Task statement:
All entries must be repeated exactly; do not include the pictures.

Listed records:
————————
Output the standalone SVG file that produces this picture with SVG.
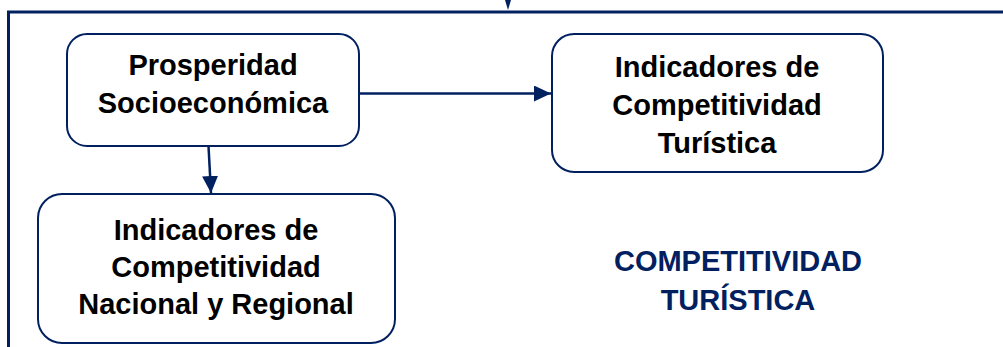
<svg xmlns="http://www.w3.org/2000/svg" width="1003" height="347" viewBox="0 0 1003 347">
  <style>
    .box { fill: #ffffff; stroke: #002060; stroke-width: 2; }
    .label { font-family: "Liberation Sans", Arial, sans-serif; font-weight: bold; font-size: 29px; fill: #000000; text-anchor: middle; }
    .title { font-family: "Liberation Sans", Arial, sans-serif; font-weight: bold; font-size: 29px; fill: #002060; text-anchor: middle; }
    .frame { fill: none; stroke: #002060; stroke-width: 3; }
    .conn { fill: none; stroke: #002060; stroke-width: 2.5; }
  </style>
  <defs>
    <marker id="arrow" markerUnits="userSpaceOnUse" markerWidth="18" markerHeight="16" refX="17" refY="8" orient="auto">
      <path d="M0,0 L17,8 L0,16 Z" fill="#002060"/>
    </marker>
  </defs>

  <rect width="1003" height="347" fill="#ffffff"/>

  <!-- enclosing frame and incoming arrow tip from above -->
  <g id="frame">
    <path class="frame" d="M8.5,347 L8.5,12 L1003,12"/>
    <polygon points="505,0 511,0 508,10" fill="#002060"/>
  </g>

  <!-- connectors -->
  <g id="connectors">
    <line class="conn" x1="208.5" y1="146" x2="211" y2="193" marker-end="url(#arrow)"/>
    <line class="conn" x1="359" y1="93.5" x2="551" y2="93.5" marker-end="url(#arrow)"/>
  </g>

  <g id="node-prosperidad">
    <rect class="box" x="67" y="34" width="292" height="112" rx="20"/>
    <text class="label" x="213" y="75">Prosperidad</text>
    <text class="label" x="213" y="113">Socioeconómica</text>
  </g>

  <g id="node-turistica">
    <rect class="box" x="552" y="34" width="331" height="138" rx="22"/>
    <text class="label" x="717" y="77">Indicadores de</text>
    <text class="label" x="717" y="115">Competitividad</text>
    <text class="label" x="717" y="153">Turística</text>
  </g>

  <g id="node-nacional">
    <rect class="box" x="38" y="194" width="357" height="149" rx="24"/>
    <text class="label" x="216" y="240">Indicadores de</text>
    <text class="label" x="216" y="277">Competitividad</text>
    <text class="label" x="216" y="314">Nacional y Regional</text>
  </g>

  <g id="label-competitividad">
    <text class="title" x="738" y="271">COMPETITIVIDAD</text>
    <text class="title" x="738" y="310">TURÍSTICA</text>
  </g>
</svg>
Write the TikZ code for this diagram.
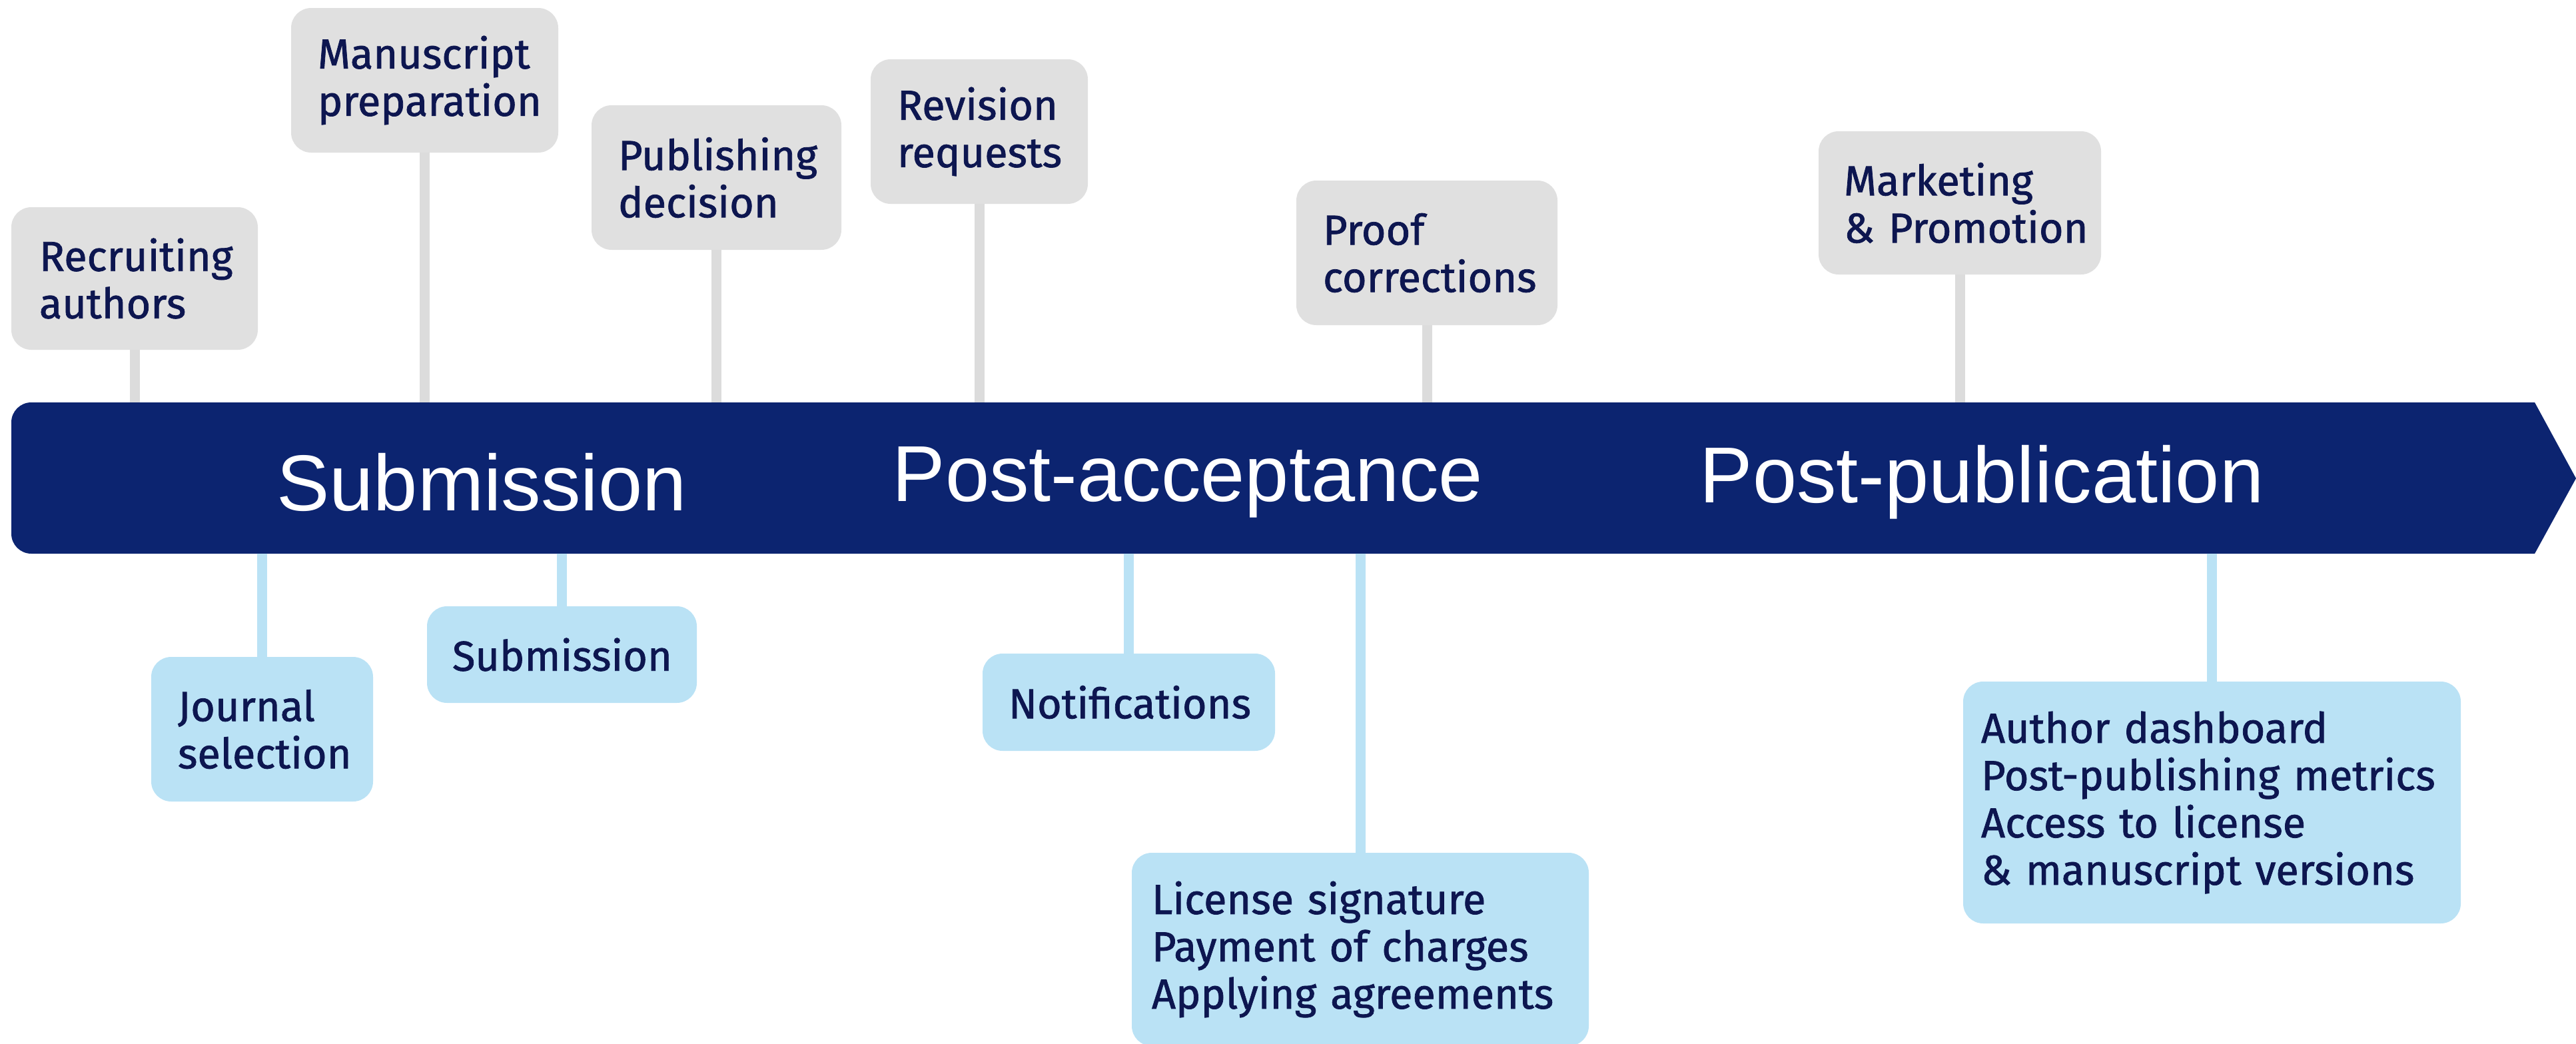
————————
Output for this task:
Output the standalone SVG file that produces this picture with SVG.
<svg xmlns="http://www.w3.org/2000/svg" width="1003" height="347" viewBox="0 0 1003 347">
  <style>
    .box { fill: #ffffff; stroke: #002060; stroke-width: 2; }
    .label { font-family: "Liberation Sans", Arial, sans-serif; font-weight: bold; font-size: 29px; fill: #000000; text-anchor: middle; }
    .title { font-family: "Liberation Sans", Arial, sans-serif; font-weight: bold; font-size: 29px; fill: #002060; text-anchor: middle; }
    .frame { fill: none; stroke: #002060; stroke-width: 3; }
    .conn { fill: none; stroke: #002060; stroke-width: 2.5; }
  </style>
  <defs>
    <marker id="arrow" markerUnits="userSpaceOnUse" markerWidth="18" markerHeight="16" refX="17" refY="8" orient="auto">
      <path d="M0,0 L17,8 L0,16 Z" fill="#002060"/>
    </marker>
  </defs>

  <rect width="1003" height="347" fill="#ffffff"/>

  <!-- enclosing frame and incoming arrow tip from above -->
  <g id="frame">
    <path class="frame" d="M8.5,347 L8.5,12 L1003,12"/>
    <polygon points="505,0 511,0 508,10" fill="#002060"/>
  </g>

  <!-- connectors -->
  <g id="connectors">
    <line class="conn" x1="208.5" y1="146" x2="211" y2="193" marker-end="url(#arrow)"/>
    <line class="conn" x1="359" y1="93.5" x2="551" y2="93.5" marker-end="url(#arrow)"/>
  </g>

  <g id="node-prosperidad">
    <rect class="box" x="67" y="34" width="292" height="112" rx="20"/>
    <text class="label" x="213" y="75">Prosperidad</text>
    <text class="label" x="213" y="113">Socioeconómica</text>
  </g>

  <g id="node-turistica">
    <rect class="box" x="552" y="34" width="331" height="138" rx="22"/>
    <text class="label" x="717" y="77">Indicadores de</text>
    <text class="label" x="717" y="115">Competitividad</text>
    <text class="label" x="717" y="153">Turística</text>
  </g>

  <g id="node-nacional">
    <rect class="box" x="38" y="194" width="357" height="149" rx="24"/>
    <text class="label" x="216" y="240">Indicadores de</text>
    <text class="label" x="216" y="277">Competitividad</text>
    <text class="label" x="216" y="314">Nacional y Regional</text>
  </g>

  <g id="label-competitividad">
    <text class="title" x="738" y="271">COMPETITIVIDAD</text>
    <text class="title" x="738" y="310">TURÍSTICA</text>
  </g>
</svg>
Write the TikZ code for this diagram.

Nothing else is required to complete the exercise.